Originally posted Thursday, February 28, 2019 by RODNEY HO/rho@ajc.com on his AJC Radio & TV Talk blog

The Wall Street Journal reported that AT&T wants to combine its Turner Broadcasting and HBO operations in what is now called WarnerMedia. It would also include an upcoming streaming service.

AT&T’s takeover of Time Warner has finally cleared the Department of Justice. It was originally announce in October, 2016 but the DOJ objected to the merger and it got hung up court until October, 2018. The DOJ filed an appeal but ultimately lost.

Earlier this week, the court rejected the government’s assertion that the merger would violate antitrust law now that Netflix, Amazon and others are now competing in the content business. The DOJ doesn’t plan to fight any further.

HBO, Turner and Warner Bros. have operated autonomously over the past 20-plus years under Time Warner.

Turner, with offices at CNN Center, Williams Street and Techwood, still has a major presence in Atlanta. Affiliate relations, operations and marketing are still housed here although most top executives and creatives are now based in New York or Los Angeles. Adult Swim is the only portion of the Turner world where the leader (Mike Lazzo) is still based in Atlanta.

HBO - the first paid cable service going back more than 40 years - is headquartered in New York and has generated a reputation for top-flight entertainment. Turner’s TBS and TNT are still popular, profitable basic cable operations but have lost audience in recent years as more people are dropping cable.

Al Meyers, a former vice president of strategy for Turner from 1998 to 2008, said he expects AT&T to move quickly since it has been hamstrung by the government until now to make big moves.

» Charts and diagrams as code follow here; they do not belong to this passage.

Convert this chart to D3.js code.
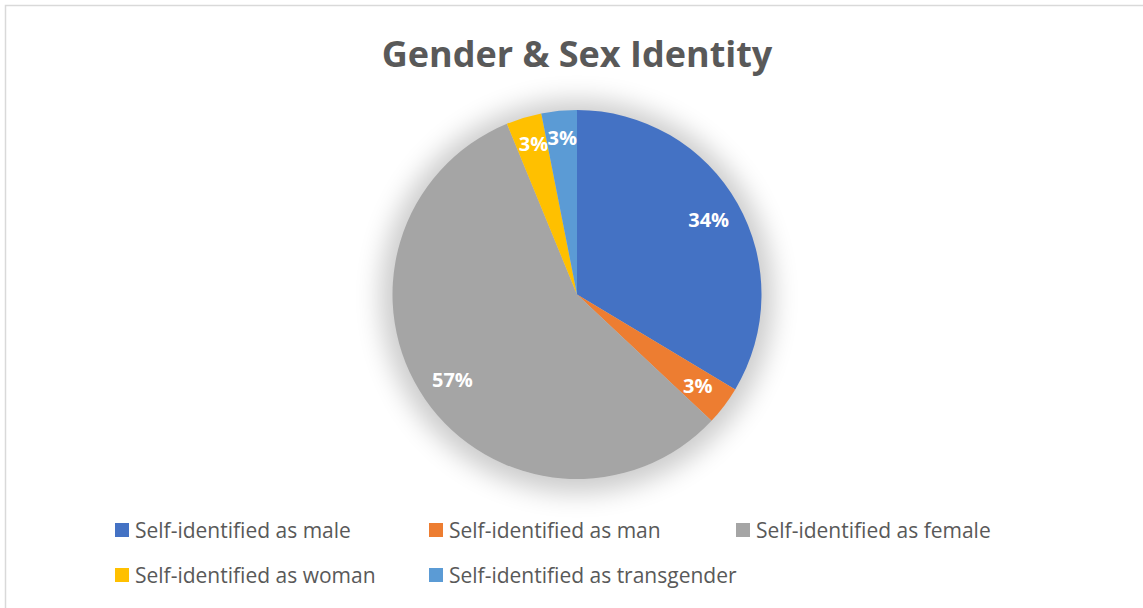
<!DOCTYPE html>
<html>
<head>
<meta charset="utf-8">
<script src="https://cdn.jsdelivr.net/npm/d3@7"></script>
<style>
  body { margin: 0; background: #fff; }
  svg text { font-family: "Open Sans", "Noto Sans", sans-serif; }
</style>
</head>
<body>
<svg id="chart" width="1143" height="608"></svg>
<script>
//------------------------------------------------------------------------------
//Data
//------------------------------------------------------------------------------
let title = "Gender & Sex Identity";
let categories = ["Self-identified as male", "Self-identified as man", "Self-identified as female",
                  "Self-identified as woman", "Self-identified as transgender"];
let values = [33.6, 3.4, 56.8, 3.1, 3.1];
let colors = ["#4472C4", "#ED7D31", "#A5A5A5", "#FFC000", "#5B9BD5"];

main()

//------------------------------------------------------------------------------
//Main
//------------------------------------------------------------------------------
function main()
{
    var svg = d3.select("#chart");

    // outer frame
    svg.append("rect")
        .attr("x", 5.5).attr("y", 5.5)
        .attr("width", 1160).attr("height", 620)
        .attr("fill", "#fff")
        .attr("stroke", "#d9d9d9")
        .attr("stroke-width", 1.5);

    // title
    svg.append("text")
        .attr("x", 577).attr("y", 67)
        .attr("text-anchor", "middle")
        .attr("font-size", 36)
        .attr("font-weight", "bold")
        .attr("fill", "#595959")
        .text(title);

    pieChart(svg);
    legend(svg);
}

function pieChart(svg)
{
    var cx = 577, cy = 294.5, radius = 184.5;
    var total = d3.sum(values);

    // soft shadow
    var defs = svg.append("defs");
    defs.append("filter")
        .attr("id", "shadow")
        .attr("x", "-50%").attr("y", "-50%")
        .attr("width", "200%").attr("height", "200%")
        .append("feGaussianBlur")
        .attr("stdDeviation", 13);

    var g = svg.append("g").attr("transform", "translate(" + cx + "," + cy + ")");

    g.append("circle")
        .attr("r", radius + 12)
        .attr("cy", 2)
        .attr("fill", "#000")
        .attr("opacity", 0.2)
        .attr("filter", "url(#shadow)");

    var pie = d3.pie().sort(null);
    var arc = d3.arc().innerRadius(0).outerRadius(radius);
    var labelArc = d3.arc().innerRadius(radius * 0.82).outerRadius(radius * 0.82);

    var arcs = g.selectAll(".arc")
        .data(pie(values))
        .enter()
        .append("g")
        .attr("class", "arc");

    arcs.append("path")
        .attr("fill", (d, i) => colors[i])
        .attr("d", arc);

    arcs.append("text")
        .attr("transform", d => "translate(" + labelArc.centroid(d) + ")")
        .attr("text-anchor", "middle")
        .attr("dy", d => (d.endAngle - d.startAngle < 0.3 && d.startAngle > 5) ? "0.05em" : "0.35em")
        .attr("font-size", 20)
        .attr("font-weight", "bold")
        .attr("fill", "#fff")
        .text(d => Math.round(d.data / total * 100) + "%");
}

function legend(svg)
{
    // 3 columns, 2 rows
    var colX = d3.scaleOrdinal().domain([0, 1, 2]).range([115, 429, 736]);
    var rowY = d3.scaleOrdinal().domain([0, 1]).range([523, 568]);

    var items = svg.selectAll(".legend")
        .data(categories)
        .enter()
        .append("g")
        .attr("class", "legend")
        .attr("transform", (d, i) => "translate(" + colX(i % 3) + "," + rowY(Math.floor(i / 3)) + ")");

    items.append("rect")
        .attr("width", 14).attr("height", 14)
        .attr("fill", (d, i) => colors[i]);

    items.append("text")
        .attr("x", 20).attr("y", 7)
        .attr("dy", "0.36em")
        .attr("font-size", 21)
        .attr("fill", "#595959")
        .text(d => d);
}
</script>
</body>
</html>
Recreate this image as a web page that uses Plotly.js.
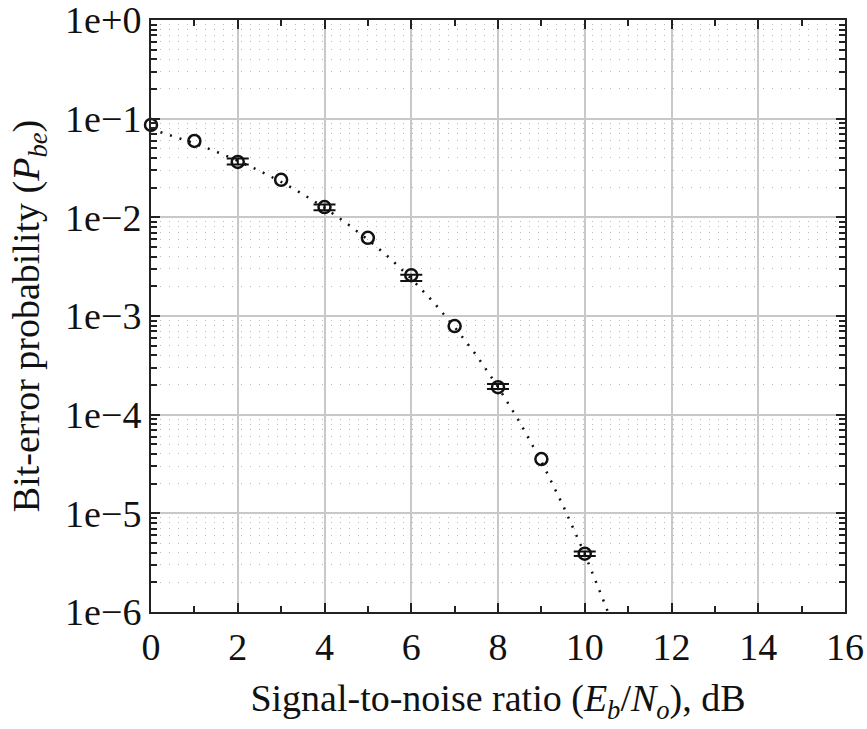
<!DOCTYPE html>
<html>
<head>
<meta charset="utf-8">
<script src="https://cdn.plot.ly/plotly-3.0.1.min.js"></script>
<style>html,body{margin:0;padding:0;background:#fff;}</style>
</head>
<body>
<div id="chart" style="width:867px;height:729px;"></div>
<script>
// Theoretical curve (dotted)
const theoryX = [0, 0.5, 1, 1.5, 2, 2.5, 3, 3.5, 4, 4.5, 5, 5.5, 6, 6.5, 7, 7.5, 8, 8.5, 9, 9.5, 10, 10.5, 11];
const theoryY = [0.0786, 0.0671, 0.0563, 0.0464, 0.0375, 0.0296, 0.0229, 0.0172, 0.0125, 0.00877, 0.00595, 0.00388, 0.00239, 0.00140, 0.000773, 0.000401, 0.000191, 0.0000840, 0.0000336, 0.0000120, 0.00000387, 0.00000110, 0.00000026];

// Simulated points (circles)
const simX = [0, 1, 2, 3, 4, 5, 6, 7, 8, 9, 10];
const simY = [0.0863, 0.0594, 0.0364, 0.0240, 0.0127, 0.0062, 0.00259, 0.00079, 0.000190, 0.0000355, 0.0000039];

// Points with error bars
const errX = [2, 4, 6, 8, 10];
const errY = [0.0364, 0.0127, 0.00259, 0.000190, 0.0000039];
const errPlus = [0.0030, 0.0008, 0.00003, 0.000015, 0.0000002];
const errMinus = [0.0020, 0.0009, 0.00033, 0.000008, 0.0000002];

// Tick labels
const yTickVals = [1, 0.1, 0.01, 0.001, 0.0001, 0.00001, 0.000001];
const yTickText = ['1e+0', '1e\u22121', '1e\u22122', '1e\u22123', '1e\u22124', '1e\u22125', '1e\u22126'];
const xTickVals = [0, 2, 4, 6, 8, 10, 12, 14, 16];
const xTickText = ['0', '2', '4', '6', '8', '10', '12', '14', '16'];

const yMinor = [];
for (let e = -6; e < 0; e++) for (let m = 2; m <= 9; m++) yMinor.push(m * Math.pow(10, e));

const traces = [
  {x: theoryX, y: theoryY, mode: 'lines', type: 'scatter',
   line: {color: '#111', width: 2.5, dash: '2px,8px'}, hoverinfo: 'skip'},
  {x: simX, y: simY, mode: 'markers', type: 'scatter', cliponaxis: false,
   marker: {symbol: 'circle-open', size: 12, color: '#111', line: {width: 2.5, color: '#111'}}},
  {x: errX, y: errY, mode: 'markers', type: 'scatter', cliponaxis: false,
   marker: {size: 1, color: 'rgba(0,0,0,0)'},
   error_y: {type: 'data', symmetric: false, array: errPlus, arrayminus: errMinus,
             color: '#111', thickness: 2, width: 11}}
];

const font = {family: 'Liberation Serif, Times New Roman, serif', size: 38, color: '#111'};

const layout = {
  width: 867, height: 729,
  margin: {l: 151, r: 22, t: 20, b: 117},
  paper_bgcolor: '#fff', plot_bgcolor: '#fff',
  showlegend: false,
  font: font,
  xaxis: {
    range: [0, 16], tickmode: 'array', tickvals: xTickVals, ticktext: xTickText,
    ticks: 'inside', ticklen: 9, tickwidth: 2, tickcolor: '#222',
    showline: true, linecolor: '#222', linewidth: 2, mirror: 'allticks',
    showgrid: true, gridcolor: '#c8c8c8', gridwidth: 2, zeroline: false,
    tickfont: font, ticklabeloverflow: 'allow',
    minor: {tickmode: 'array', tickvals: [1, 3, 5, 7, 9, 11, 13, 15], ticks: 'inside', ticklen: 6, tickwidth: 2, tickcolor: '#222', showgrid: false},
    title: {text: 'Signal-to-noise ratio (<i>E<sub>b</sub></i>/<i>N<sub>o</sub></i>), dB', font: font, standoff: 18}
  },
  yaxis: {
    type: 'log', range: [-6, 0], tickmode: 'array', tickvals: yTickVals, ticktext: yTickText,
    ticks: 'inside', ticklen: 9, tickwidth: 2, tickcolor: '#222',
    showline: true, linecolor: '#222', linewidth: 2, mirror: 'allticks',
    showgrid: true, gridcolor: '#c8c8c8', gridwidth: 2, zeroline: false,
    tickfont: font, ticklabeloverflow: 'allow',
    minor: {tickmode: 'array', tickvals: yMinor, ticks: 'inside', ticklen: 6, tickwidth: 2, tickcolor: '#222',
            showgrid: true, gridcolor: '#b8b8b8', gridwidth: 1, griddash: '1px,8px'},
    title: {text: 'Bit-error probability (<i>P<sub>be</sub></i>)', font: font, standoff: 14}
  }
};

Plotly.newPlot('chart', traces, layout, {displayModeBar: false, staticPlot: true});
</script>
</body>
</html>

“I expect major restructuring at Turner,” Meyers said. “There’s a lot of overlap of operations. It creates a lot of uncertainty. Strategically, it makes sense but it does draw a cloud over the organization in terms of who stays and who goes at this point.”

Indeed, soon after the WSJ story came out, news came out that Turner president David Levy and HBO CEO Richard Plepler are departing.

A former NBC executive Robert Greenblatt is being courted to take over, the Wall Street Journal said.